Сеня между тем делал что мог, чтобы оживить затхлую пустоту комнат: громыхал дверями, топал, издавал вдвое больше звуков, чем нужно, точно надеялся разбудить дом, даже разговаривал сам с собой, подбадривая себя, потому что ни дом, ни Инна ему не отвечали. Принесенные им с улицы дрова были сырыми и долго не желали гореть, Сеня так хотел поскорее затопить, что, не найдя под рукой бумаги, стал вырывать листы из своего альбома с набросками и совать их в печь.

– Ну гори же! Давай, гори! Гори, твою мать!

– Не жалко?

– Да мура это все! Было бы чего жалеть! В печи им самое место.

Рядом с Инной, превозносимой им до небес, Сеня себя художником вообще не считал и давно решил, что поступление в Строгановку было ошибкой, нужно было идти на исторический или философский. Печь он в конце концов растопил, но напустил в комнату дыма и в этом дыму, опьянев с первых же глотков, принялся описывать Инне контуры грядущего миропорядка, так сильно размахивая при этом руками, что едва не выплеснул на нее остатки вина из стакана, который забыл поставить на стол. Инна слушала его вполуха, наблюдая, как мечутся по стене тени Сениных рук, – это было ей куда интересней. Выпив еще, они согрелись и пошли в сарай посмотреть рамы.

Сарай был весь завален древней рухлядью: ржавыми велосипедами, раскладными креслами, поломанной мебелью – его недра, куда не достигал свет голой лампочки над входом, терялись в доисторическом мраке. Бесстрашно нырнув в этот мрак, Сеня какое-то время громыхал там так, что Инне стало страшно за его жизнь, но он выбрался обратно невредимым, правда, так и не найдя рам, зато зачем-то напялив извлеченный из завалов шлем мотоциклиста, а Инне предложил широкополую мятую шляпу с цветами и лентами. Рамы отыскались за холодильником «ЗИЛ», они стояли у стены, накрытые покрывалами. Некоторые были совсем негодными, рассохшимися, с облупившейся краской, другие выглядели еще вполне прилично. Самые лучшие, богато изукрашенные резными гирляндами и завитками, Сеня ставил перед Инной и, отступив на шаг, любовался ею как картиной, она подыгрывала, изображая то Маху Гойи, то врубелевскую цыганку, то еще кого-нибудь из классики, Сеня хохотал и безудержно восторгался, а потом на пике восторга вдруг осекся, шагнул в сторону, поменял угол взгляда и сказал:

– Знаешь что? Выходи за меня, а? В смысле замуж.

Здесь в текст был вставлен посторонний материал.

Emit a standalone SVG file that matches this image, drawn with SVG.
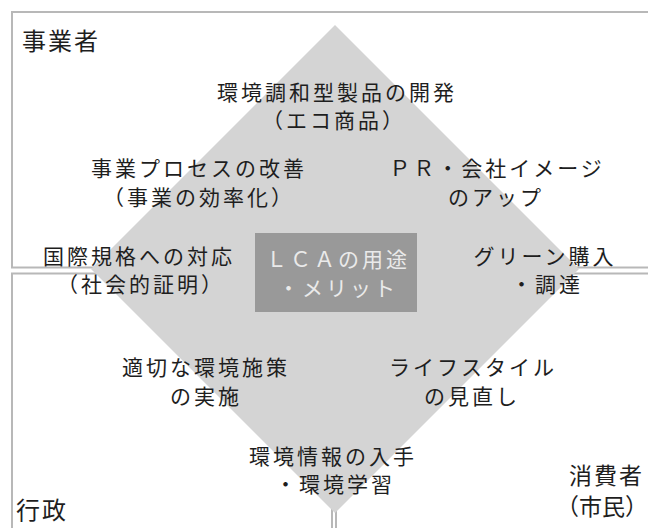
<svg xmlns="http://www.w3.org/2000/svg" width="648" height="528" viewBox="0 0 648 528">
  <style>
    .frame { fill: none; stroke: #b8b8b8; stroke-width: 2; }
    .t { font-family: "Noto Sans CJK JP", "Noto Sans", sans-serif; font-size: 21px; letter-spacing: 3px; fill: #1e1e1e; text-anchor: middle; dominant-baseline: central; }
    .actor { font-family: "Noto Sans CJK JP", "Noto Sans", sans-serif; font-size: 24px; letter-spacing: 2px; fill: #1e1e1e; dominant-baseline: central; }
    .cons { font-size: 23px; }
    .end { text-anchor: end; letter-spacing: 0; }
    .center { fill: #eaeaea; }
  </style>
  <rect width="648" height="528" fill="#ffffff"/>
  <g id="frames">
    <rect class="frame" x="12" y="12" width="660" height="255.5"/>
    <rect class="frame" x="12" y="273.5" width="320" height="280"/>
    <rect class="frame" x="336" y="273.5" width="340" height="280"/>
  </g>
  <g id="diamond">
    <polygon points="335,25 579,269 335,513 91,269" fill="#d4d4d4"/>
  </g>
  <g id="actor-business">
    <text class="actor" x="22" y="39">事業者</text>
  </g>
  <g id="actor-government">
    <text class="actor" x="16" y="508">行政</text>
  </g>
  <g id="actor-consumer">
    <text class="actor cons" x="569" y="474" letter-spacing="2">消費者</text>
    <text class="actor cons end" x="648" y="505">（市民）</text>
  </g>
  <g id="center-node">
    <rect x="255" y="233" width="162" height="79" fill="#999999"/>
    <text class="t center" x="338" y="258">ＬＣＡの用途</text>
    <text class="t center" x="338" y="287">・メリット</text>
  </g>
  <g id="node-eco-product">
    <text class="t" x="337" y="91">環境調和型製品の開発</text>
    <text class="t" x="334" y="119">（エコ商品）</text>
  </g>
  <g id="node-process">
    <text class="t" x="199" y="167">事業プロセスの改善</text>
    <text class="t" x="199" y="196">（事業の効率化）</text>
  </g>
  <g id="node-pr">
    <text class="t" x="497" y="167">ＰＲ・会社イメージ</text>
    <text class="t" x="496" y="196">のアップ</text>
  </g>
  <g id="node-iso">
    <text class="t" x="139" y="255">国際規格への対応</text>
    <text class="t" x="141" y="283">（社会的証明）</text>
  </g>
  <g id="node-green">
    <text class="t" x="545" y="255">グリーン購入</text>
    <text class="t" x="547" y="283">・調達</text>
  </g>
  <g id="node-policy">
    <text class="t" x="206" y="366">適切な環境施策</text>
    <text class="t" x="206" y="395">の実施</text>
  </g>
  <g id="node-lifestyle">
    <text class="t" x="473" y="366">ライフスタイル</text>
    <text class="t" x="472" y="395">の見直し</text>
  </g>
  <g id="node-info">
    <text class="t" x="333" y="455">環境情報の入手</text>
    <text class="t" x="335" y="483">・環境学習</text>
  </g>
</svg>
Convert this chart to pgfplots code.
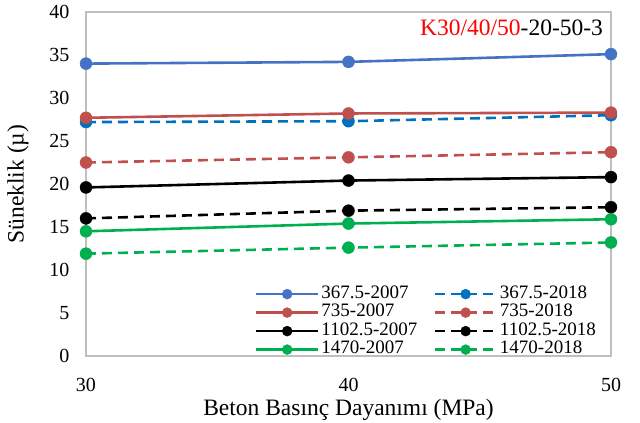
\documentclass[border=0pt]{standalone}
\usepackage{pgfplots}
\pgfplotsset{compat=1.18}
\usepackage{fontspec}
\setmainfont{Liberation Serif}
\definecolor{b7}{RGB}{68,114,196}
\definecolor{b8}{RGB}{0,112,192}
\definecolor{rr}{RGB}{192,80,77}
\definecolor{gg}{RGB}{0,176,80}
\definecolor{ax}{RGB}{191,191,191}
\begin{document}
\begin{tikzpicture}
\useasboundingbox (-86pt,-67pt) rectangle (554pt,356pt);
\begin{axis}[
  at={(0,0)}, anchor=south west,
  scale only axis, width=525pt, height=344pt,
  xmin=30, xmax=50, ymin=0, ymax=40,
  xtick={30,40,50}, ytick={0,5,...,40},
  axis line style={ax, line width=1.2pt},
  major tick length=0pt,
  tick label style={font=\fontsize{20}{22}\selectfont},
  /pgf/number format/assume math mode=true,
  xticklabel style={yshift=-19pt},
  yticklabel style={xshift=-13pt},
  xlabel={Beton Basınç Dayanımı (MPa)},
  ylabel={Süneklik (µ)},
  label style={font=\fontsize{23.5}{26}\selectfont},
  xlabel style={at={(axis description cs:0.5,0)}, anchor=center, yshift=-54pt},
  ylabel style={at={(axis description cs:0,0.5)}, anchor=center, yshift=68pt},
  clip=false,
  every axis plot/.append style={line width=2.6pt, mark=*, mark size=6pt},
  legend columns=2,
  legend style={draw=none, fill=none, font=\fontsize{19}{20}\selectfont,
    at={(rel axis cs:0.981,-0.014)}, anchor=south east,
    nodes={inner ysep=0pt, text height=13pt, text depth=5pt},
    /tikz/every even column/.append style={column sep=14pt},
    row sep=0.5pt},
  legend cell align=left,
  legend image code/.code={\draw[mark repeat=2,mark phase=2,#1, mark size=5pt] plot coordinates {(0pt,0pt) (31pt,0pt) (62pt,0pt)};},
]
\addplot[b7, mark options={solid, fill=b7, line width=0.4pt}] coordinates {(30,34.0) (40,34.2) (50,35.1)};
\addlegendentry{367.5-2007}
\addplot[b8, dash pattern=on 10pt off 6pt, mark options={solid, fill=b8, line width=0.4pt}] coordinates {(30,27.2) (40,27.3) (50,28.0)};
\addlegendentry{367.5-2018}
\addplot[rr, mark options={solid, fill=rr, line width=0.4pt}] coordinates {(30,27.7) (40,28.2) (50,28.3)};
\addlegendentry{735-2007}
\addplot[rr, dash pattern=on 10pt off 6pt, mark options={solid, fill=rr, line width=0.4pt}] coordinates {(30,22.5) (40,23.1) (50,23.7)};
\addlegendentry{735-2018}
\addplot[black, mark options={solid, fill=black, line width=0.4pt}] coordinates {(30,19.6) (40,20.4) (50,20.8)};
\addlegendentry{1102.5-2007}
\addplot[black, dash pattern=on 10pt off 6pt, mark options={solid, fill=black, line width=0.4pt}] coordinates {(30,16.0) (40,16.9) (50,17.3)};
\addlegendentry{1102.5-2018}
\addplot[gg, mark options={solid, fill=gg, line width=0.4pt}] coordinates {(30,14.5) (40,15.4) (50,15.9)};
\addlegendentry{1470-2007}
\addplot[gg, dash pattern=on 10pt off 6pt, mark options={solid, fill=gg, line width=0.4pt}] coordinates {(30,11.9) (40,12.6) (50,13.2)};
\addlegendentry{1470-2018}
\node[anchor=east, font=\fontsize{23.5}{26}\selectfont, inner sep=0pt] at (rel axis cs:0.985,0.953) {\textcolor{red}{K30/40/50}-20-50-3};
\end{axis}
\end{tikzpicture}
\end{document}
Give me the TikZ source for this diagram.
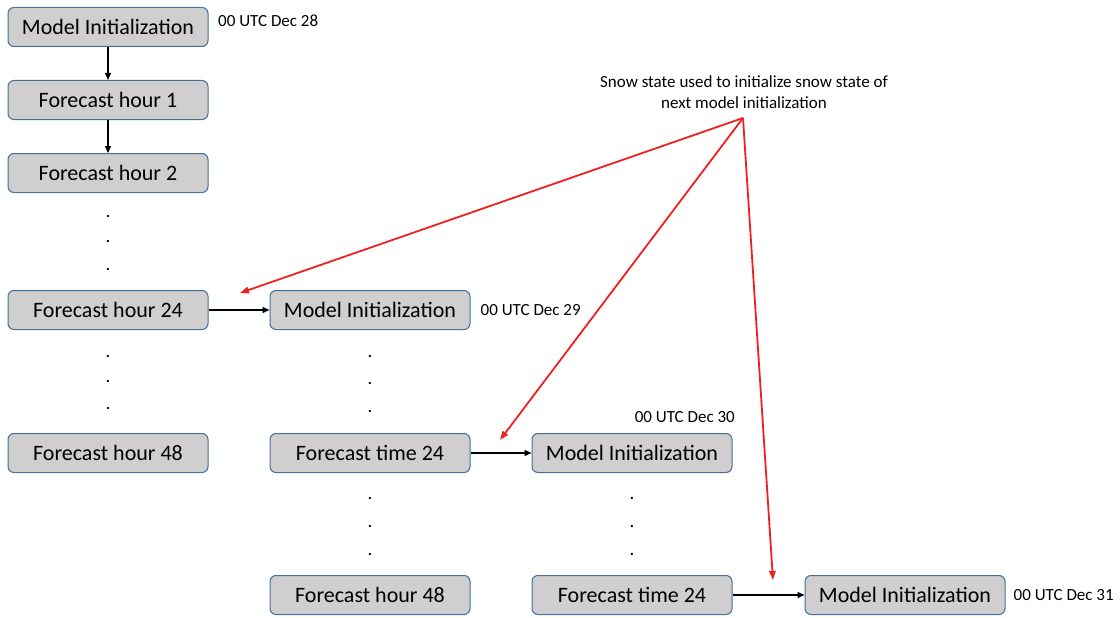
\documentclass[tikz,border=0pt]{standalone}
\usepackage{fontspec}
\setmainfont{Carlito}
\usepackage{tikz}
\usetikzlibrary{arrows.meta, positioning}
\definecolor{boxfill}{HTML}{D0CECE}
\definecolor{boxline}{HTML}{41719C}
\definecolor{carryred}{HTML}{EE2020}
\tikzset{
  stage/.style={
    rectangle, rounded corners=6pt, draw=boxline, line width=1pt,
    fill=boxfill, minimum width=200pt, minimum height=39pt,
    align=center, font=\fontsize{22}{26}\selectfont
  },
  stamp/.style={font=\fontsize{17}{21}\selectfont, inner sep=0pt},
  gap/.style={font=\fontsize{19}{21}\selectfont, inner sep=0pt, anchor=base},
  flow/.style={-{Triangle[length=7pt,width=6pt]}, line width=1.4pt, draw=black},
  carry/.style={-{Triangle[length=9pt,width=6.5pt]}, line width=1.8pt, draw=carryred}
}

\begin{document}
\begin{tikzpicture}[x=1pt, y=-1pt]
  \useasboundingbox (0,0) rectangle (1120,618);
  % first run
  \node[stage] (init1) at (108,27) {Model Initialization};
  \node[stage] (fh1) at (108,100) {Forecast hour 1};
  \node[stage] (fh2) at (108,173) {Forecast hour 2};
  \node[stage] (fh24) at (108,310) {Forecast hour 24};
  \node[stage] (fh48) at (108,453) {Forecast hour 48};
  % second run
  \node[stage] (init2) at (370,310) {Model Initialization};
  \node[stage] (ft24a) at (370,453) {Forecast time 24};
  \node[stage] (fh48b) at (370,595) {Forecast hour 48};
  % third run
  \node[stage] (init3) at (632,453) {Model Initialization};
  \node[stage] (ft24b) at (632,595) {Forecast time 24};
  % fourth run
  \node[stage] (init4) at (905,595) {Model Initialization};

  % dates
  \node[stamp, anchor=west] (d28) at (218,21) {00 UTC Dec 28};
  \node[stamp, anchor=west, right=10pt of init2] (d29) {00 UTC Dec 29};
  \node[stamp, anchor=south east] (d30) at (735,423) {00 UTC Dec 30};
  \node[stamp, anchor=west, right=8pt of init4] (d31) {00 UTC Dec 31};

  % skipped hours
  \foreach \x/\ys in {108/{217,242,270}, 108/{357,382,409}, 370/{357,384,412},
                      370/{499,527,555}, 632/{499,527,555}}
    \foreach \y in \ys
      \node[gap] at (\x,\y) {.};

  \draw[flow] (init1) -- (fh1);
  \draw[flow] (fh1) -- (fh2);
  \draw[flow] (fh24) -- (init2);
  \draw[flow] (ft24a) -- (init3);
  \draw[flow] (ft24b) -- (init4);

  % snow state carried over
  \node[stamp, align=center] (note) at (744,92)
    {Snow state used to initialize snow state of\\next model initialization};
  \coordinate (src) at (743,118);
  \coordinate (to2) at (240,293);
  \coordinate (to3) at (500,440);
  \coordinate (to4) at (773,580);
  \draw[carry] (src) -- (to2);
  \draw[carry] (src) -- (to3);
  \draw[carry] (src) -- (to4);
\end{tikzpicture}
\end{document}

Он произнес это раньше, чем перестал смеяться, так что Инне ничего не оставалось, как ответить:

– Шутишь?

Она ждала, что рано или поздно от Сени это услышит, но в заваленном хламом по самую крышу сарае его слова прозвучали уж очень некстати, невозможно было принять их всерьез. Сеня с его неизменной ухмылкой и вообще не умел быть всерьез, сколько ни старался.

– Абсолютно не шучу.

– Нет, ну ты что… Ты за этим, что ли, меня сюда приволок?

– Нет, не за этим. Мы же рамы приехали смотреть. Но и за этим тоже. Я давно хотел тебе сказать, случая не подворачивалось. В городе же то одно, то другое, как-то повода не было. Я решил, как поедем, так обязательно скажу.